By John M. Hill, vice president, TranSystems -- Modern Materials Handling, 10/14/2008
Anyone who’s familiar with their Dante knows that limbo is the space on the edge of hell. In distribution centers I see all the time, limbo is also where far too much inbound inventory ends up.
Several years ago, for instance, I visited the new 2.1-million-square-foot distribution center of a $3 billion electrical products manufacturer in the Southeast.
Upon entering the facility at the receiving docks, I was struck by what appeared to be an ocean’s worth of inbound pallets loaded with finished goods. Not tall enough to count the number of pallets, I asked the company’s vice president of distribution for an estimate. He replied, “Hard to tell, but far more than there ought to be.”

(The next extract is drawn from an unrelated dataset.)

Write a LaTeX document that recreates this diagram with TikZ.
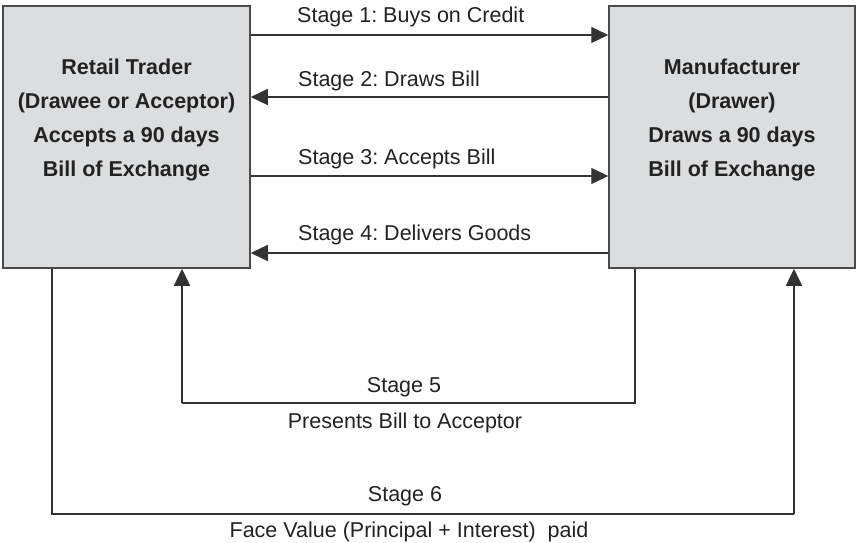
\documentclass[tikz,border=0pt]{standalone}
\usepackage{fontspec}
\setmainfont{Liberation Sans}
\frenchspacing
\usetikzlibrary{arrows.meta}
\definecolor{boxfill}{HTML}{DCDDDF}
\definecolor{boxline}{HTML}{4A4A4A}
\definecolor{ink}{HTML}{222222}
\definecolor{wire}{HTML}{333333}
\begin{document}
\begin{tikzpicture}[x=1pt,y=-1pt,
  party/.style={draw=boxline, line width=1.5pt, fill=boxfill, minimum height=262pt, inner sep=0pt},
  partytext/.style={text=ink, font=\fontsize{21.5}{34}\selectfont\bfseries, align=center, inner sep=0pt},
  flow/.style={draw=wire, line width=1.3pt, -{Triangle[length=17pt,width=16pt]}},
  plain/.style={draw=wire, line width=1.3pt},
  stagelabel/.style={text=ink, font=\fontsize{21.5}{26}\selectfont, inner sep=0pt}]
\useasboundingbox (0,0) rectangle (856,543);

% the two parties
\node[party, minimum width=247pt] (L) at (126.5,137) {};
\node[party, minimum width=246pt] (R) at (732,137) {};
\node[partytext] (Ltxt) at (126.5,119.5) {Retail Trader\\(Drawee or Acceptor)\\Accepts a 90 days\\Bill of Exchange};
\node[partytext] (Rtxt) at (732,119.5) {Manufacturer\\(Drawer)\\Draws a 90 days\\Bill of Exchange};

% stages 1-4 between the boxes
\coordinate (y1) at (0,35);
\coordinate (y2) at (0,97);
\coordinate (y3) at (0,176);
\coordinate (y4) at (0,253);
\draw[flow] (L.east |- y1) -- (R.west |- y1);
\draw[flow] (R.west |- y2) -- (L.east |- y2);
\draw[flow] (L.east |- y3) -- (R.west |- y3);
\draw[flow] (R.west |- y4) -- (L.east |- y4);
\node[stagelabel, anchor=base west] (t1) at (297,23) {Stage 1: Buys on Credit};
\node[stagelabel, anchor=base west] (t2) at (298,86) {Stage 2: Draws Bill};
\node[stagelabel, anchor=base west] (t3) at (298,164) {Stage 3: Accepts Bill};
\node[stagelabel, anchor=base west] (t4) at (298,240) {Stage 4: Delivers Goods};

% stage 5: bill presented back to the acceptor
\coordinate (s5r) at (635,403);
\coordinate (s5l) at (182,403);
\draw[plain] (R.south -| s5r) -- (s5r) -- (s5l);
\draw[flow] (s5l) -- (L.south -| s5l);
\node[stagelabel, anchor=base] (t5) at (404,392) {Stage 5};
\node[stagelabel, anchor=base] (t5b) at (405,428) {Presents Bill to Acceptor};

% stage 6: payment of face value
\coordinate (s6l) at (52,514);
\coordinate (s6r) at (794,514);
\draw[plain] (L.south -| s6l) -- (s6l) -- (s6r);
\draw[flow] (s6r) -- (R.south -| s6r);
\node[stagelabel, anchor=base] (t6) at (405,501) {Stage 6};
\node[stagelabel, anchor=base] (t6b) at (409,537) {Face Value (Principal + Interest)\ \ paid};
\end{tikzpicture}
\end{document}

I asked, “On average, how long does it take to receive a pallet, get the information into your system and store or crossdock it to shipping?” (Note that if the data is not in the system, the materials cannot be used to fill orders. Worse yet, if they are, inventory profiles will never be accurate.)
He looked at me with chagrin and muttered “On average, 38 hours.”
“How do you know what’s here and specifically where a pallet with product you need is located?,” I asked.
“We don’t,” he said. “Although each pallet comes with its own paperwork, the volume precludes transcription and key entry of the data into our system upon receipt. Further, there’s little time for staging pallets in logical locations for putaway or crossdocking. We do a lot of searching.”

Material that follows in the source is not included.